Dans leur quête de beauté, les femmes russes sont même allées jusqu’à manger de « l’arsenic blanc » - de l’anhydride d’arsenic. Il agissait comme une drogue, augmentant l’appétit et améliorant l’humeur et l’efficacité ; en outre, les yeux brillaient d’une lueur inhabituelle. En s’accumulant dans l’organisme, l’arsenic tuait à petit feu. De l’arsenic, du plomb et du mercure ont d’ailleurs été trouvés en grandes quantités dans le corps des tsarines russes du XVIe siècle - par exemple, dans la dépouille des épouses d’Ivan le Terrible.

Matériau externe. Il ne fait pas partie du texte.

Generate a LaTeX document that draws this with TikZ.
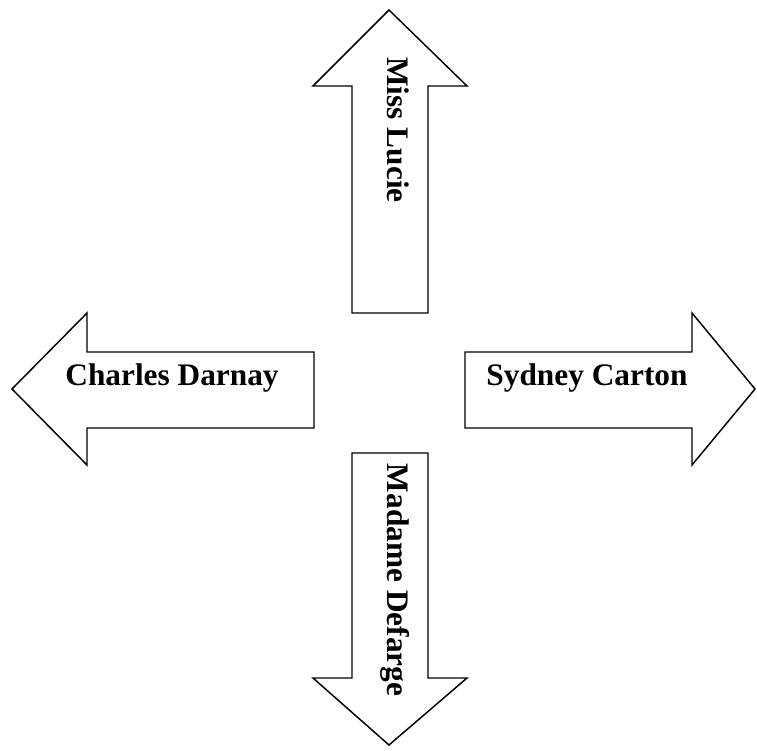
\documentclass[tikz,border=0pt]{standalone}
\usepackage{fontspec}
\setmainfont{Liberation Serif}
\begin{document}
\begin{tikzpicture}[x=0.75pt,y=-0.75pt,
  blockarrow/.style={draw=black,fill=white,line width=1.1pt,line join=miter},
  lbl/.style={font=\fontsize{23.5}{28}\selectfont\bfseries,inner sep=0pt,anchor=base}]
\useasboundingbox (0,0) rectangle (757,750);
% upward arrow
\draw[blockarrow] (352,313) -- (352,86) -- (313,86) -- (389,10) -- (467,86) -- (428,86) -- (428,313) -- cycle;
% leftward arrow
\draw[blockarrow] (314,352) -- (87,352) -- (87,313) -- (12,389) -- (87,465) -- (87,428) -- (314,428) -- cycle;
% rightward arrow
\draw[blockarrow] (465,352) -- (692,352) -- (692,313) -- (755,389) -- (692,465) -- (692,428) -- (465,428) -- cycle;
% downward arrow
\draw[blockarrow] (352,453) -- (352,678) -- (313,678) -- (389,745) -- (467,678) -- (428,678) -- (428,453) -- cycle;
% labels
\node[lbl] (lucie) at (387,130) [rotate=-90] {Miss Lucie};
\node[lbl] (charles) at (172,385) {Charles Darnay};
\node[lbl] (sydney) at (587,385) {Sydney Carton};
\node[lbl] (defarge) at (387,580) [rotate=-90] {Madame Defarge};
\end{tikzpicture}
\end{document}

Enfin, de la peinture à base de suie mélangée à de l’alcool était instillée dans les yeux. « Les Russes connaissent le secret pour noircir jusqu’au blanc des yeux », a remarqué avec surprise Samuel Collins, médecin de cour d’Alexis Ier.

De nombreux contemporains ont compris que de tels produits cosmétiques étaient nocifs pour la santé. Jacob Reitenfels conclut sans indulgence sa description : « En guise de représailles pour cette fallacieuse beauté, à l’approche de la vieillesse, leurs visages sont sillonnés de rides ».

Il est intéressant de noter que le noircissement des dents, du blanc des yeux et des sourcils à l’antimoine, ainsi que l’utilisation de fard blanc, étaient typiques des femmes de Mongolie et de Chine. Dans le texte Mengda Beilu (Description complète des Mongols-Tatars, 1221), écrit par un voyageur chinois, on lit : « Les femmes [mongoles] enduisent souvent leur front de fard jaune. [C’est] un emprunt d’anciens produits cosmétiques chinois et il reste toujours d’actualité... ». Dans le même temps, dans les descriptions réalisées par des étrangers de la Russie pré-mongole, on ne trouve aucune mention de produits cosmétiques criards. On peut supposer que ces modes ont été empruntées par les femmes russes à la noblesse mongolo-tatare, qui les avait elle-même copiées sur les Chinois de la dynastie Tang (VIIe-Xe siècles).